Making a shift in our classrooms
The growth of mathematical understanding is a complex process, as seen over and over again with my own kids, in my research, and in the classroom. It is also personal; each student must grow their own images for the mathematical ideas in order to be able to visualize and make use of them. For some, they can be slippery. This is true of both the student who finds it easy to memorize and the one who does not. I find spatial reasoning tasks to be a great equalizer in a classroom. The student who struggles to memorize and therefore follow steps may reason and visualize with ease, but those who can follow a series of steps to an answer may struggle to visualize the mathematical concept. Math, however, is about ideas and concepts, not a set of memorized rules. My experience and my research support the claim that mental images are a key element to mathematical understanding that is often underappreciated. Far too frequently, the goal is to get the student as quickly as possible to an answer rather than to deep understanding of the idea.
If these mental images are the key to deep understanding, then what factors influence the growth of these images?

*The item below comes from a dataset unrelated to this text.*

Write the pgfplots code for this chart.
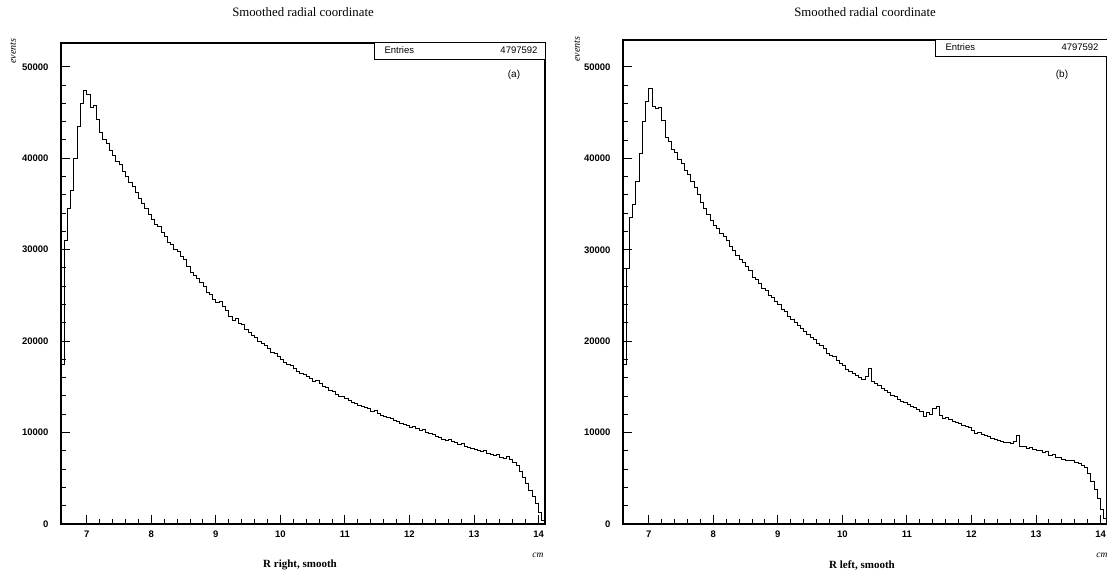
\documentclass[border=0pt]{standalone}
\usepackage{pgfplots}
\pgfplotsset{compat=1.18}
\usepackage{pgfplotstable}
\usepackage{fontspec}
\setmainfont{Liberation Serif}
\newfontfamily\helv{Liberation Sans}

\pgfplotstableread{
x y
6.60 17500
6.65 31000
6.70 34500
6.75 36500
6.80 40000
6.85 43500
6.90 46000
6.95 47400
7.00 47000
7.05 45500
7.10 45800
7.15 44200
7.20 42800
7.25 42000
7.30 41600
7.35 40800
7.40 40300
7.45 39700
7.50 39300
7.55 38600
7.60 38000
7.65 37400
7.70 36900
7.75 36300
7.80 35600
7.85 35100
7.90 34500
7.95 33900
8.00 33300
8.05 32800
8.10 32500
8.15 31900
8.20 31400
8.25 30800
8.30 30600
8.35 30000
8.40 29800
8.45 29300
8.50 28900
8.55 28200
8.60 27500
8.65 27200
8.70 26800
8.75 26400
8.80 26000
8.85 25300
8.90 25100
8.95 24600
9.00 24200
9.05 24300
9.10 23800
9.15 23300
9.20 22700
9.25 22300
9.30 22500
9.35 21900
9.40 21800
9.45 21300
9.50 21000
9.55 20600
9.60 20400
9.65 20000
9.70 19700
9.75 19500
9.80 19200
9.85 18800
9.90 18600
9.95 18300
10.00 18000
10.05 17700
10.10 17500
10.15 17300
10.20 17000
10.25 16700
10.30 16500
10.35 16300
10.40 16100
10.45 15900
10.50 15600
10.55 15700
10.60 15400
10.65 15000
10.70 14900
10.75 14600
10.80 14500
10.85 14200
10.90 14000
10.95 13900
11.00 13700
11.05 13500
11.10 13300
11.15 13200
11.20 13000
11.25 12800
11.30 12700
11.35 12600
11.40 12300
11.45 12400
11.50 12100
11.55 11900
11.60 11800
11.65 11700
11.70 11500
11.75 11300
11.80 11200
11.85 11000
11.90 10900
11.95 10800
12.00 10600
12.05 10700
12.10 10400
12.15 10200
12.20 10300
12.25 10000
12.30 9900
12.35 9800
12.40 9600
12.45 9500
12.50 9300
12.55 9100
12.60 9200
12.65 9000
12.70 8900
12.75 8700
12.80 8800
12.85 8500
12.90 8400
12.95 8300
13.00 8100
13.05 8000
13.10 7900
13.15 8000
13.20 7700
13.25 7600
13.30 7500
13.35 7600
13.40 7300
13.45 7200
13.50 7400
13.55 7100
13.60 6700
13.65 6400
13.70 5800
13.75 5100
13.80 4400
13.85 3700
13.90 3000
13.95 2200
14.00 1300
14.05 400
14.10 0
}\rright

\pgfplotstableread{
x y
6.60 17500
6.65 28000
6.70 33500
6.75 35000
6.80 37500
6.85 40500
6.90 44000
6.95 46200
7.00 47600
7.05 45700
7.10 45500
7.15 45600
7.20 44200
7.25 42300
7.30 41800
7.35 41000
7.40 40600
7.45 39900
7.50 39400
7.55 38700
7.60 38200
7.65 37500
7.70 36800
7.75 36000
7.80 35200
7.85 34500
7.90 33900
7.95 33200
8.00 32700
8.05 32300
8.10 31800
8.15 31500
8.20 31000
8.25 30400
8.30 29900
8.35 29400
8.40 28900
8.45 28600
8.50 28200
8.55 27700
8.60 27000
8.65 26700
8.70 26300
8.75 25800
8.80 25500
8.85 25000
8.90 24800
8.95 24300
9.00 24000
9.05 23500
9.10 23200
9.15 22700
9.20 22400
9.25 22000
9.30 21700
9.35 21400
9.40 21100
9.45 20700
9.50 20400
9.55 20200
9.60 19800
9.65 19500
9.70 19200
9.75 18700
9.80 18400
9.85 18300
9.90 17900
9.95 17600
10.00 17300
10.05 16900
10.10 16700
10.15 16500
10.20 16200
10.25 16000
10.30 15800
10.35 16100
10.40 17000
10.45 15600
10.50 15400
10.55 15200
10.60 14800
10.65 14600
10.70 14400
10.75 14100
10.80 13900
10.85 13600
10.90 13400
10.95 13300
11.00 13100
11.05 12900
11.10 12700
11.15 12500
11.20 12300
11.25 11800
11.30 12200
11.35 12000
11.40 12600
11.45 12900
11.50 11900
11.55 11600
11.60 11700
11.65 11400
11.70 11200
11.75 11100
11.80 11000
11.85 10800
11.90 10700
11.95 10600
12.00 10200
12.05 9950
12.10 10000
12.15 9800
12.20 9700
12.25 9600
12.30 9400
12.35 9300
12.40 9100
12.45 9000
12.50 8900
12.55 8900
12.60 8800
12.65 9000
12.70 9700
12.75 8500
12.80 8500
12.85 8300
12.90 8400
12.95 8200
13.00 8100
13.05 8000
13.10 7800
13.15 7900
13.20 7500
13.25 7600
13.30 7300
13.35 7300
13.40 7100
13.45 7000
13.50 7000
13.55 6900
13.60 6700
13.65 6600
13.70 6400
13.75 6200
13.80 5500
13.85 4700
13.90 3800
13.95 2800
14.00 1600
14.05 600
14.10 0
}\rleft

\pgfplotsset{
  histo/.style={
    scale only axis,
    anchor=south west,
    xmin=6.6, xmax=14.1,
    ymin=0,
    xtick={7,8,9,10,11,12,13,14},
    ytick={0,10000,20000,30000,40000,50000},
    minor x tick num=4,
    minor y tick num=4,
    tick align=inside,
    xtick pos=bottom, ytick pos=left,
    major tick length=9pt,
    minor tick length=4.5pt,
    scaled y ticks=false,
    /pgf/number format/assume math mode=true,
    /pgf/number format/1000 sep={},
    tick label style={font=\helv\bfseries\fontsize{9.5}{11}\selectfont},
    yticklabel style={xshift=-9pt},
    xticklabel style={yshift=-3pt},
    axis line style={line width=1.1pt},
    every tick/.style={line width=1pt, black},
    clip=false,
  },
}

\begin{document}
\begin{tikzpicture}[x=1pt,y=1pt]
\useasboundingbox (0,0) rectangle (1107,575);

% left panel
\begin{axis}[histo, at={(61pt,51pt)}, width=484pt, height=481pt, ymax=52600]
\addplot[const plot mark left, black, line width=0.9pt] table[x=x,y=y] {\rright};
\end{axis}

% right panel
\begin{axis}[histo, at={(623pt,51pt)}, width=484pt, height=484pt, ymax=52950]
\addplot[const plot mark left, black, line width=0.9pt] table[x=x,y=y] {\rleft};
\end{axis}

% titles
\node[font=\fontsize{12.8}{15}\selectfont] at (303,563) {Smoothed radial coordinate};
\node[font=\fontsize{12.8}{15}\selectfont] at (865,563) {Smoothed radial coordinate};

% stat boxes
\draw[line width=0.9pt, fill=white] (374,516) rectangle (545,533);
\node[font=\helv\fontsize{9.5}{11}\selectfont, anchor=west] at (381,524.5) {Entries};
\node[font=\helv\fontsize{9.5}{11}\selectfont, anchor=east] at (541,524.5) {4797592};
\draw[line width=0.9pt, fill=white] (935,519) rectangle (1110,536);
\node[font=\helv\fontsize{9.5}{11}\selectfont, anchor=west] at (942,527.5) {Entries};
\node[font=\helv\fontsize{9.5}{11}\selectfont, anchor=east] at (1102,527.5) {4797592};

% panel letters
\node[font=\helv\fontsize{10}{12}\selectfont] at (514,500) {(a)};
\node[font=\helv\fontsize{10}{12}\selectfont] at (1062,500) {(b)};

% y labels
\node[font=\itshape\fontsize{10}{12}\selectfont, rotate=90] at (13,524) {events};
\node[font=\itshape\fontsize{10}{12}\selectfont, rotate=90] at (577,526) {events};

% x labels
\node[font=\bfseries\fontsize{11}{13}\selectfont] at (300,10) {R right, smooth};
\node[font=\bfseries\fontsize{11}{13}\selectfont] at (862,10) {R left, smooth};
\node[font=\itshape\fontsize{9.5}{11}\selectfont] at (538,20) {cm};
\node[font=\itshape\fontsize{9.5}{11}\selectfont] at (1102,20) {cm};
\end{tikzpicture}
\end{document}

If we accept the idea that images are grown through a dynamic process of restructuring based on a stream of perceptual encounters and conceptual revelations (Arnheim, 1969), then playing with, utilizing, and exercising these images can support their growth. A classroom focused on growing images is one in which students are engaged in imagining, drawing, moving, and regrouping objects while incorporating the signitive to encourage association. If all we offer students are symbols on a piece of paper, only those students who have already grown sufficient images can benefit from such a task. As educators, we are then not providing new opportunities for growth to the various levels of student understanding that every classroom contains.
Arnheim, R. (1969). Visual thinking. University of California Press.
Driskell, J., Copper, C., & Moran, A. (1994). Does mental practice enhance performance? Journal of applied psychology, 79(4), 481–492.
Khan, S., Francis, K., & Davis, B. (2015). Accumulation of experience in a vast number of cases: Enactivism as a fit framework for the study of spatial reasoning in mathematics education. ZDM: The International Journal of Mathematics Education, 47(2), 269–279.
Mix, K. S., & Cheng, Y. L. (2012). The relation between space and math: Developmental and educational implications. In J. B. Benson (Ed.), Advances in child development and behavior (Vol. 42, pp. 197–243). Academic Press.
Zimmermann, W., & Cunningham, S. (1991). Editors’ introduction: What is mathematical visualization. In W. Zimmermann, & S. Cunningham, Visualization in teaching and learning mathematics (pp. 1–7). Mathematical Association of America.